Darcie Dennigan, Corinna A-Maying the Apocalypse
Publisher: Fordham University Press
2008, 66 pages, paperback, $18.99
with a title like Corinna A-Maying the Apocalypse, a reader does not know how to approach Darcie Dennigan’s Poets Out Loud award-winning book. Thankfully, the book is as surprising and quietly disastrous as a reader might expect, which is a good thing.
Of course, I do not mean the book is a disaster, but rather each poem toys with disaster as Dennigan allows herself to flirt with the apocalypse. Each poem slowly disassembles only to reassemble itself from line to line. Yet, there is no explosion. There is no final pulling of the last thread on which the poem rests. The apocalypse, instead, rests on the brink, and Dennigan pulls it closer and pushes it away with the care that one may well exhibit while moving nearer the apocalypse.
This act leaves readers with a constant knot in their throats. Do we swallow it back in order to hold our breaths and wait for the imminent end, or do we let air escape in a sigh of relief because the apocalypse has been ever-so-gently pushed away once again? Dennigan teeters on this line effectively, and her language is the comfort that readers cling to in such an uncertain space.

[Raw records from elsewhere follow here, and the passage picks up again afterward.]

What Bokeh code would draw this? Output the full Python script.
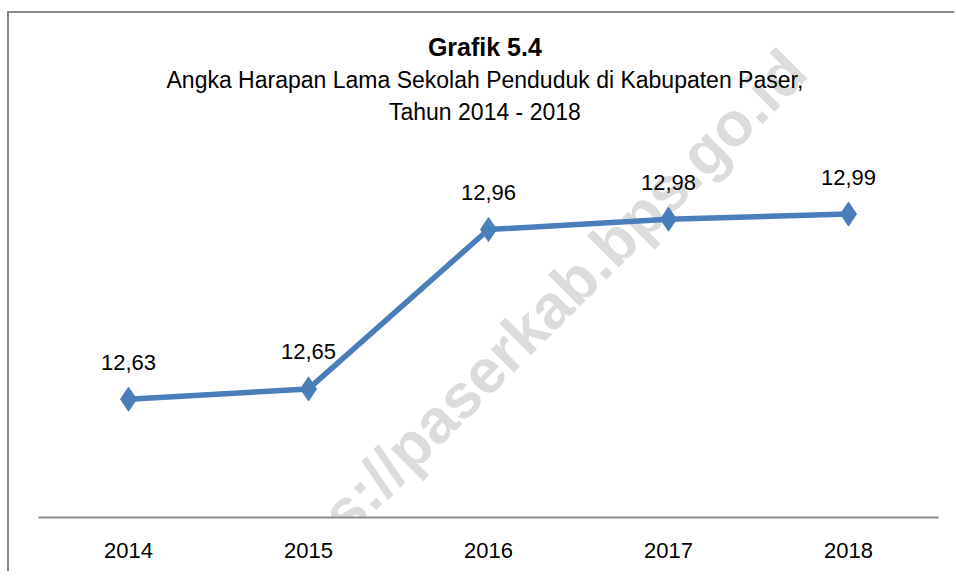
import math
from bokeh.plotting import figure
from bokeh.models import ColumnDataSource, FixedTicker, Label
from bokeh.core.properties import value
from bokeh.embed import file_html
from bokeh.resources import INLINE

years = [2014, 2015, 2016, 2017, 2018]
values = [12.63, 12.65, 12.96, 12.98, 12.99]
labels = [f"{v:.2f}".replace(".", ",") for v in values]

title_text = "Grafik 5.4"
subtitle_1 = "Angka Harapan Lama Sekolah Penduduk di Kabupaten Paser,"
subtitle_2 = "Tahun 2014 - 2018"
watermark = "https://paserkab.bps.go.id"

FONT = "'Liberation Sans Narrow', 'Arial Narrow', 'Liberation Sans', Arial, sans-serif"
WM_FONT = "'Liberation Sans', Arial, sans-serif"
BLUE = "#4a7ebb"

src = ColumnDataSource(dict(x=years, y=values, lab=labels))

p = figure(width=947, height=560, output_backend="svg", toolbar_location=None,
           x_range=(2013.5, 2018.5), y_range=(12.40, 13.380),
           min_border_left=29, min_border_right=18, min_border_top=0,
           min_border_bottom=56)
p.margin = (11, 0, 0, 7)
p.styles = {"border-left": "2px solid #888888", "border-top": "2px solid #888888"}
p.outline_line_color = None
p.grid.visible = False
p.yaxis.visible = False
p.background_fill_color = "white"
p.border_fill_color = "white"

ax = p.xaxis[0]
ax.ticker = FixedTicker(ticks=years)
ax.major_tick_line_color = None
ax.minor_tick_line_color = None
ax.axis_line_color = "#8c8c8c"
ax.axis_line_width = 2
ax.major_label_text_font = FONT
ax.major_label_text_font_size = "22px"
ax.major_label_text_color = "black"
ax.major_label_standoff = 19

# watermark (behind the data)
wm = Label(x=2016.189, y=12.758, text=watermark, angle=math.pi / 4,
           text_font=WM_FONT, text_font_size="62px", text_font_style="bold",
           text_color="#dcdcdc", text_align="center", text_baseline="middle",
           level="underlay")
p.add_layout(wm)

p.line("x", "y", source=src, line_color=BLUE, line_width=5.5)
p.scatter("x", "y", source=src, marker="diamond", size=24,
          fill_color=BLUE, line_color=BLUE)
p.text("x", "y", text="lab", source=src, y_offset=-37,
       text_align="center", text_baseline="middle",
       text_font=value(FONT), text_font_size="22px", text_color="black")

cx = 2015.98
p.add_layout(Label(x=cx, y=13.314, text=title_text, text_font=FONT,
                   text_font_size="25px", text_font_style="bold",
                   text_color="black", text_align="center",
                   text_baseline="middle"))
p.add_layout(Label(x=cx, y=13.250, text=subtitle_1, text_font=FONT,
                   text_font_size="23px", text_color="black",
                   text_align="center", text_baseline="middle"))
p.add_layout(Label(x=cx, y=13.188, text=subtitle_2, text_font=FONT,
                   text_font_size="23px", text_color="black",
                   text_align="center", text_baseline="middle"))

open("out.html", "w").write(file_html(p, INLINE))
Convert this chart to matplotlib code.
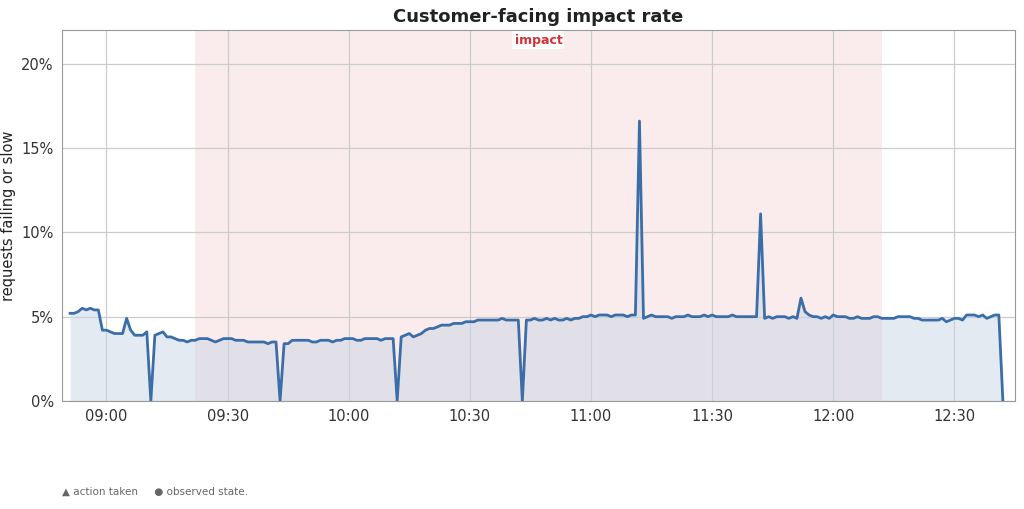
import matplotlib
matplotlib.use("Agg")
import matplotlib.pyplot as plt
import matplotlib.dates as mdates
import pandas as pd

start_time = "2024-01-01 08:51"
impact_start = "2024-01-01 09:22"
impact_end = "2024-01-01 12:12"
values = [
    5.2,5.2,5.3,5.5,5.4,5.5,5.4,5.4,4.2,
    4.2,4.1,4.0,4.0,4.0,4.9,4.2,3.9,3.9,3.9,
    4.1,0,3.9,4.0,4.1,3.8,3.8,3.7,3.6,3.6,
    3.5,3.6,3.6,3.7,3.7,3.7,3.6,3.5,3.6,3.7,
    3.7,3.7,3.6,3.6,3.6,3.5,3.5,3.5,3.5,3.5,
    3.4,3.5,3.5,0,3.4,3.4,3.6,3.6,3.6,3.6,
    3.6,3.5,3.5,3.6,3.6,3.6,3.5,3.6,3.6,3.7,
    3.7,3.7,3.6,3.6,3.7,3.7,3.7,3.7,3.6,3.7,
    3.7,3.7,0,3.8,3.9,4.0,3.8,3.9,4.0,4.2,
    4.3,4.3,4.4,4.5,4.5,4.5,4.6,4.6,4.6,4.7,
    4.7,4.7,4.8,4.8,4.8,4.8,4.8,4.8,4.9,4.8,
    4.8,4.8,4.8,0,4.8,4.8,4.9,4.8,4.8,4.9,
    4.8,4.9,4.8,4.8,4.9,4.8,4.9,4.9,5.0,5.0,
    5.1,5.0,5.1,5.1,5.1,5.0,5.1,5.1,5.1,5.0,
    5.1,5.1,16.6,4.9,5.0,5.1,5.0,5.0,5.0,5.0,
    4.9,5.0,5.0,5.0,5.1,5.0,5.0,5.0,5.1,5.0,
    5.1,5.0,5.0,5.0,5.0,5.1,5.0,5.0,5.0,5.0,
    5.0,5.0,11.1,4.9,5.0,4.9,5.0,5.0,5.0,4.9,
    5.0,4.9,6.1,5.3,5.1,5.0,5.0,4.9,5.0,4.9,
    5.1,5.0,5.0,5.0,4.9,4.9,5.0,4.9,4.9,4.9,
    5.0,5.0,4.9,4.9,4.9,4.9,5.0,5.0,5.0,5.0,
    4.9,4.9,4.8,4.8,4.8,4.8,4.8,4.9,4.7,4.8,
    4.9,4.9,4.8,5.1,5.1,5.1,5.0,5.1,4.9,5.0,
    5.1,5.1,0,
]
times = pd.date_range(start_time, periods=len(values), freq="1min")

fig = plt.figure(figsize=(10.24, 5.09), dpi=100)
ax = fig.add_axes([62/1024, 1-401/509, (1015-62)/1024, 371/509])
line_c = "#3b6ea8"
ax.axvspan(pd.Timestamp(impact_start), pd.Timestamp(impact_end), color="#f8e4e4", alpha=0.7, lw=0, zorder=0)
ax.fill_between(times, values, 0, color="#c9d6e6", alpha=0.5, lw=0, zorder=1)
ax.plot(times, values, color=line_c, lw=2, zorder=3)
mid = pd.Timestamp(impact_start) + (pd.Timestamp(impact_end) - pd.Timestamp(impact_start)) / 2
ax.text(mid, 21.4, "impact", color="#d0343a", fontsize=9, fontweight="bold", ha="center", va="center",
        bbox=dict(facecolor="white", edgecolor="none", pad=1.5, alpha=0.9), zorder=4)

ax.set_xlim(pd.Timestamp("2024-01-01 08:49"), pd.Timestamp("2024-01-01 12:45"))
ax.set_ylim(0, 22)
ax.set_yticks([0, 5, 10, 15, 20])
ax.set_yticklabels(["0%", "5%", "10%", "15%", "20%"])
ax.xaxis.set_major_locator(mdates.MinuteLocator(byminute=[0, 30]))
ax.xaxis.set_major_formatter(mdates.DateFormatter("%H:%M"))
ax.grid(True, color="#cccccc", lw=0.9, zorder=0)
ax.set_axisbelow(True)
for s in ax.spines.values():
    s.set_color("#999999")
ax.tick_params(colors="#333333", labelsize=10.5, length=0, pad=6)
ax.set_ylabel("requests failing or slow", fontsize=10.5, color="#222222")
ax.set_title("Customer-facing impact rate", fontsize=13, fontweight="bold", color="#222222", pad=6)
fig.text(62/1024, 1-492/509, "\u25b2 action taken     \u25cf observed state.", fontsize=7.5, color="#666666", va="center")
fig.savefig("out.png", dpi=100, facecolor="white")
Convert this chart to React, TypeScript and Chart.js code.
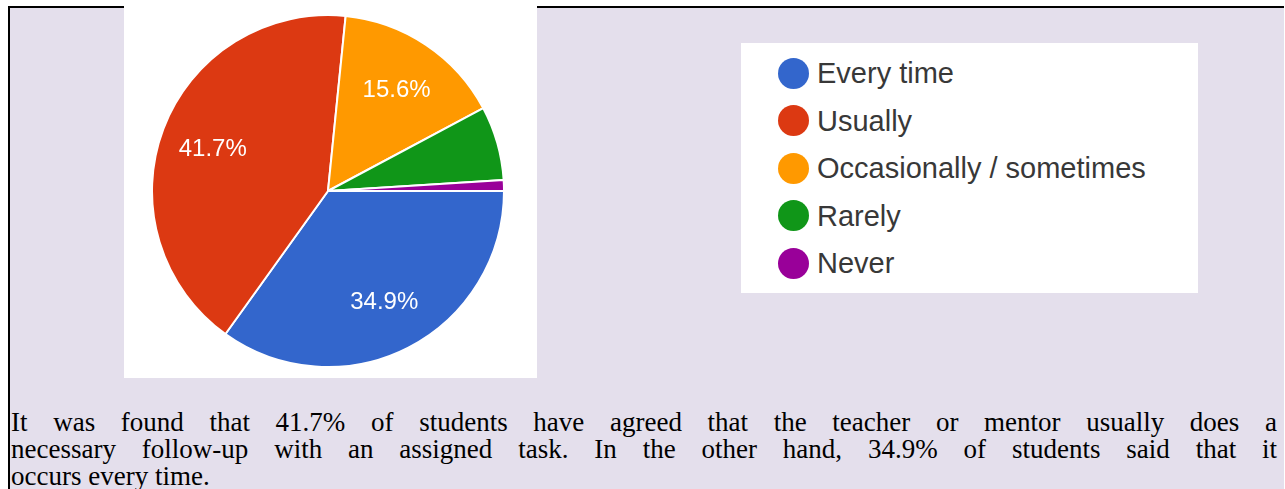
import React, { useEffect, useRef } from "react";
import { Chart, registerables } from "chart.js";

Chart.register(...registerables);

const categories = ["Every time", "Usually", "Occasionally / sometimes", "Rarely", "Never"];
const percentages = [34.9, 41.7, 15.6, 6.8, 1.0];
const colors = ["#3366cc", "#dc3912", "#ff9900", "#109618", "#990099"];
const paragraphLines = [
  "It was found that 41.7% of students have agreed that the teacher or mentor usually does a",
  "necessary follow-up with an assigned task. In the other hand, 34.9% of students said that it",
  "occurs every time.",
];

const sliceLabels = {
  id: "sliceLabels",
  afterDatasetsDraw(chart: any) {
    const ctx = chart.ctx;
    const meta = chart.getDatasetMeta(0);
    const data = chart.data.datasets[0].data as number[];
    const total = data.reduce((a, b) => a + b, 0);
    ctx.save();
    ctx.fillStyle = "#ffffff";
    ctx.font = "24px 'Liberation Sans', Arial, sans-serif";
    ctx.textAlign = "center";
    ctx.textBaseline = "middle";
    meta.data.forEach((arc: any, i: number) => {
      const pct = (data[i] / total) * 100;
      if (pct < 10) return;
      const p = arc.getProps(["x", "y", "startAngle", "endAngle", "outerRadius"], true);
      const mid = (p.startAngle + p.endAngle) / 2;
      const r = p.outerRadius * 0.7;
      ctx.fillText(data[i].toFixed(1) + "%", p.x + Math.cos(mid) * r, p.y + Math.sin(mid) * r + 2);
    });
    ctx.restore();
  },
};

export default function App() {
  const canvasRef = useRef<HTMLCanvasElement | null>(null);

  useEffect(() => {
    if (!canvasRef.current) return;
    const chart = new Chart(canvasRef.current, {
      type: "pie",
      data: {
        labels: categories,
        datasets: [
          {
            data: percentages,
            backgroundColor: colors,
            borderColor: "#ffffff",
            borderWidth: 2,
          },
        ],
      },
      options: {
        animation: false,
        responsive: false,
        rotation: 90,
        layout: { padding: 0 },
        plugins: {
          legend: { display: false },
          tooltip: { enabled: false },
        },
      },
      plugins: [sliceLabels],
    });
    return () => chart.destroy();
  }, []);

  return (
    <div
      style={{
        position: "absolute",
        left: 0,
        top: 0,
        width: 1285,
        height: 489,
        overflow: "hidden",
        background: "#ffffff",
      }}
    >
      <div
        style={{
          position: "absolute",
          left: 8,
          top: 6,
          width: 1276,
          height: 520,
          background: "#e4dfec",
          borderLeft: "2px solid #000",
          borderTop: "2px solid #000",
          boxSizing: "border-box",
        }}
      />
      <div
        style={{
          position: "absolute",
          left: 124,
          top: 0,
          width: 413,
          height: 378,
          background: "#ffffff",
        }}
      />
      <canvas
        ref={canvasRef}
        width={354}
        height={354}
        style={{ position: "absolute", left: 151, top: 14, width: 354, height: 354 }}
      />
      <div
        style={{
          position: "absolute",
          left: 741,
          top: 43,
          width: 457,
          height: 250,
          background: "#ffffff",
        }}
      >
        {categories.map((c, i) => (
          <div
            key={c}
            style={{
              position: "absolute",
              left: 37,
              top: 14 + i * 47.5,
              height: 32,
              display: "flex",
              alignItems: "center",
              whiteSpace: "nowrap",
            }}
          >
            <span
              style={{
                display: "inline-block",
                width: 31,
                height: 31,
                borderRadius: "50%",
                background: colors[i],
                marginRight: 8,
              }}
            />
            <span
              style={{
                fontFamily: "'Liberation Sans', Arial, sans-serif",
                fontSize: 29,
                color: "#383838",
                lineHeight: "32px",
              }}
            >
              {c}
            </span>
          </div>
        ))}
      </div>
      <div
        style={{
          position: "absolute",
          left: 11,
          top: 409,
          width: 1266,
          fontFamily: "'Liberation Serif', 'Times New Roman', serif",
          fontSize: 27,
          lineHeight: "27px",
          color: "#000",
        }}
      >
        {paragraphLines.map((line, i) => (
          <div
            key={i}
            style={{
              whiteSpace: "nowrap",
              textAlign: i < paragraphLines.length - 1 ? "justify" : "left",
              textAlignLast: i < paragraphLines.length - 1 ? "justify" : "left",
              height: 27,
            }}
          >
            {line}
          </div>
        ))}
      </div>
    </div>
  );
}
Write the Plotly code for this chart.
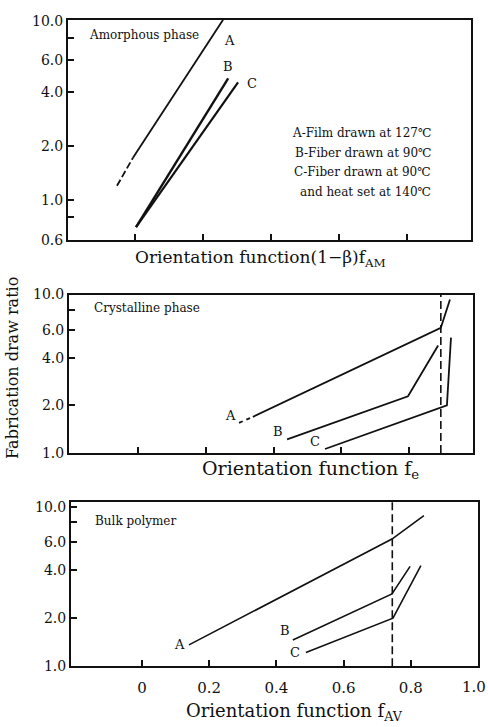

She writes in “I Sense a Second Heart”:
We used gum to get out gum,
grease to remove grease.
With me this logic stuck-
when quiet got too much I put in earplugs
or hit the one I meant to clinch.
I think my mother survived eternity by drowning in its length.
While her language is precise and expressive, it contains a certain amount of familiarity. The language is beautiful, yet not so painstakingly verbose that the reader cannot enter into conversation with the poem. Despite the overpowering images and wavering tone, Dennigan uses language to welcome the reader to join her as she transcends the common experience to find both the sacred and destructive.
Dennigan’s apocalypse is not one of blacked-out suns or of lands crumbling into the sea. Her apocalypse is an intensely personal one, consisting of watching college girls through bar windows and mingling with abandoned children. The apocalypse does not hang in the depths of ancient text or in images of Armageddon. Rather, it lies waiting in the everyday activities of life. It is this assertion, above all, that defines the book. The apocalypse is a disclosure, a personal revelation, not the worldwide spectacle we expect or perhaps even wish for. Dennigan’s apocalypse creeps its way into lives quietly and daily, and Dennigan uses common experience as a template to discuss the dangerous and the sublime as it exists within her world.
Darcie Dennigan’s Corinna A-Maying the Apocalypse is an approachable yet entrenching book. The reader, comforted by language, is unafraid to enter the book, and once inside of the poems becomes discomforted by the idea of both leaving and staying within its pages. Dennigan holds her readers the same way that she holds the apocalypse; with desire and restraint.